Set task
Leave out the pictures; transcribe all else exactly.

Recorded data
******
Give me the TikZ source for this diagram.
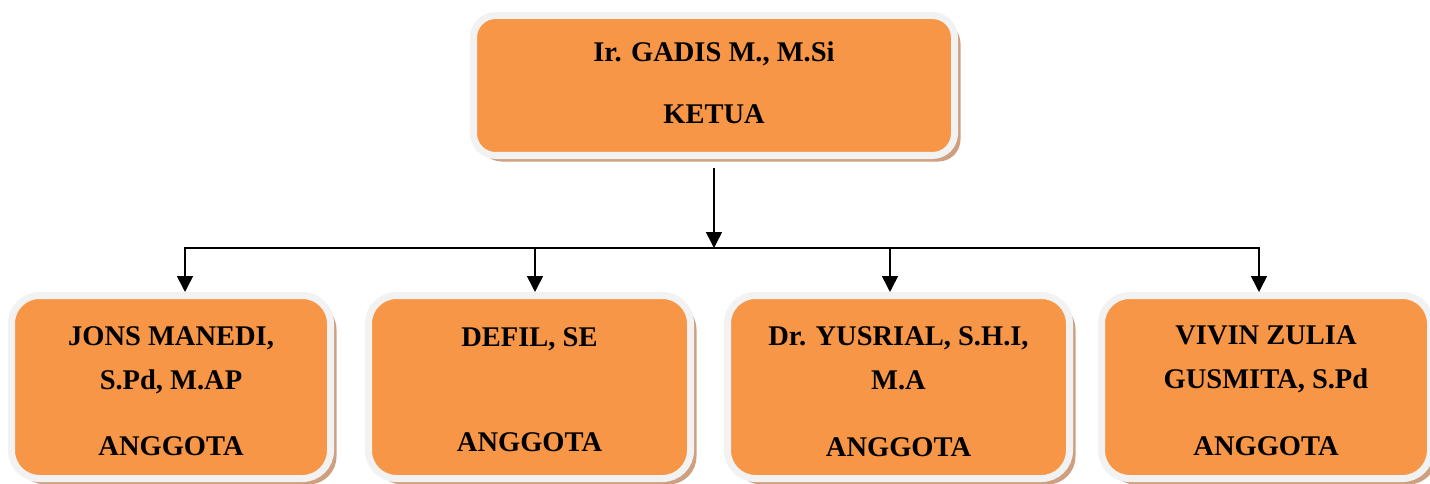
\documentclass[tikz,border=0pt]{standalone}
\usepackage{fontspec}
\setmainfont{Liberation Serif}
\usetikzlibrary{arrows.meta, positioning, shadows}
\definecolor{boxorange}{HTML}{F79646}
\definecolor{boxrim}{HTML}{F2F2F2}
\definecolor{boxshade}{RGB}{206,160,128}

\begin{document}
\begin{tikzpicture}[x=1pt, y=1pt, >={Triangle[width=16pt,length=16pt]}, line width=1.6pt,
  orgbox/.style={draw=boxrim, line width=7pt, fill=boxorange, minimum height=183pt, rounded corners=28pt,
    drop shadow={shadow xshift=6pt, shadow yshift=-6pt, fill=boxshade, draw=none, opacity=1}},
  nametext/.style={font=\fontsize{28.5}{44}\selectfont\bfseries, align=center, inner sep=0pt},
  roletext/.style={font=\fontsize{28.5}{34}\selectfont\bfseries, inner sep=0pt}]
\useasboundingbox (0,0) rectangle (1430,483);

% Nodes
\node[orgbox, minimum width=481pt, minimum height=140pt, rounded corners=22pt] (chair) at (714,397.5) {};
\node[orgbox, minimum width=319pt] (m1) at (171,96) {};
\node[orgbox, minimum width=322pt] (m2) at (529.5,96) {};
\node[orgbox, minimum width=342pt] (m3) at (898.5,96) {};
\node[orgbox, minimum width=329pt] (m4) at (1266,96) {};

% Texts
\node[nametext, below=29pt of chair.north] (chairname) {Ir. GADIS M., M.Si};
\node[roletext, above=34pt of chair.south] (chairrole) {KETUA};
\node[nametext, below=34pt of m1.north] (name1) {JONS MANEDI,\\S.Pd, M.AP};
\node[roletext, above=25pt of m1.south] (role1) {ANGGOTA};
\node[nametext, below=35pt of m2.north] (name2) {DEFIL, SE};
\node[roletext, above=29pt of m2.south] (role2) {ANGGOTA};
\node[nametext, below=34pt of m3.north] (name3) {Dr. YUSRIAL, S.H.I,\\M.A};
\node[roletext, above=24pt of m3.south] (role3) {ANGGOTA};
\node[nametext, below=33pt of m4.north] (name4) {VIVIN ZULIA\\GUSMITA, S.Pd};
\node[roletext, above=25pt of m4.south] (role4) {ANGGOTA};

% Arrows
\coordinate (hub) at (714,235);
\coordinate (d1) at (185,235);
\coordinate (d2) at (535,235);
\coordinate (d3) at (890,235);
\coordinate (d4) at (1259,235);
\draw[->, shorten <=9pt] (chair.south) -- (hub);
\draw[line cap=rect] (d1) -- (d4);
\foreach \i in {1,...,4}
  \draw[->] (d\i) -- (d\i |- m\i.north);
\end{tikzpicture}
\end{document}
******
Exercise output
Give me the TikZ source for this diagram.
\documentclass[tikz,border=0pt]{standalone}
\usepackage{fontspec}
\setmainfont{Liberation Serif}
\usetikzlibrary{arrows.meta, positioning, shadows}
\definecolor{boxorange}{HTML}{F79646}
\definecolor{boxrim}{HTML}{F2F2F2}
\definecolor{boxshade}{RGB}{206,160,128}

\begin{document}
\begin{tikzpicture}[x=1pt, y=1pt, >={Triangle[width=16pt,length=16pt]}, line width=1.6pt,
  orgbox/.style={draw=boxrim, line width=7pt, fill=boxorange, minimum height=183pt, rounded corners=28pt,
    drop shadow={shadow xshift=6pt, shadow yshift=-6pt, fill=boxshade, draw=none, opacity=1}},
  nametext/.style={font=\fontsize{28.5}{44}\selectfont\bfseries, align=center, inner sep=0pt},
  roletext/.style={font=\fontsize{28.5}{34}\selectfont\bfseries, inner sep=0pt}]
\useasboundingbox (0,0) rectangle (1430,483);

% Nodes
\node[orgbox, minimum width=481pt, minimum height=140pt, rounded corners=22pt] (chair) at (714,397.5) {};
\node[orgbox, minimum width=319pt] (m1) at (171,96) {};
\node[orgbox, minimum width=322pt] (m2) at (529.5,96) {};
\node[orgbox, minimum width=342pt] (m3) at (898.5,96) {};
\node[orgbox, minimum width=329pt] (m4) at (1266,96) {};

% Texts
\node[nametext, below=29pt of chair.north] (chairname) {Ir. GADIS M., M.Si};
\node[roletext, above=34pt of chair.south] (chairrole) {KETUA};
\node[nametext, below=34pt of m1.north] (name1) {JONS MANEDI,\\S.Pd, M.AP};
\node[roletext, above=25pt of m1.south] (role1) {ANGGOTA};
\node[nametext, below=35pt of m2.north] (name2) {DEFIL, SE};
\node[roletext, above=29pt of m2.south] (role2) {ANGGOTA};
\node[nametext, below=34pt of m3.north] (name3) {Dr. YUSRIAL, S.H.I,\\M.A};
\node[roletext, above=24pt of m3.south] (role3) {ANGGOTA};
\node[nametext, below=33pt of m4.north] (name4) {VIVIN ZULIA\\GUSMITA, S.Pd};
\node[roletext, above=25pt of m4.south] (role4) {ANGGOTA};

% Arrows
\coordinate (hub) at (714,235);
\coordinate (d1) at (185,235);
\coordinate (d2) at (535,235);
\coordinate (d3) at (890,235);
\coordinate (d4) at (1259,235);
\draw[->, shorten <=9pt] (chair.south) -- (hub);
\draw[line cap=rect] (d1) -- (d4);
\foreach \i in {1,...,4}
  \draw[->] (d\i) -- (d\i |- m\i.north);
\end{tikzpicture}
\end{document}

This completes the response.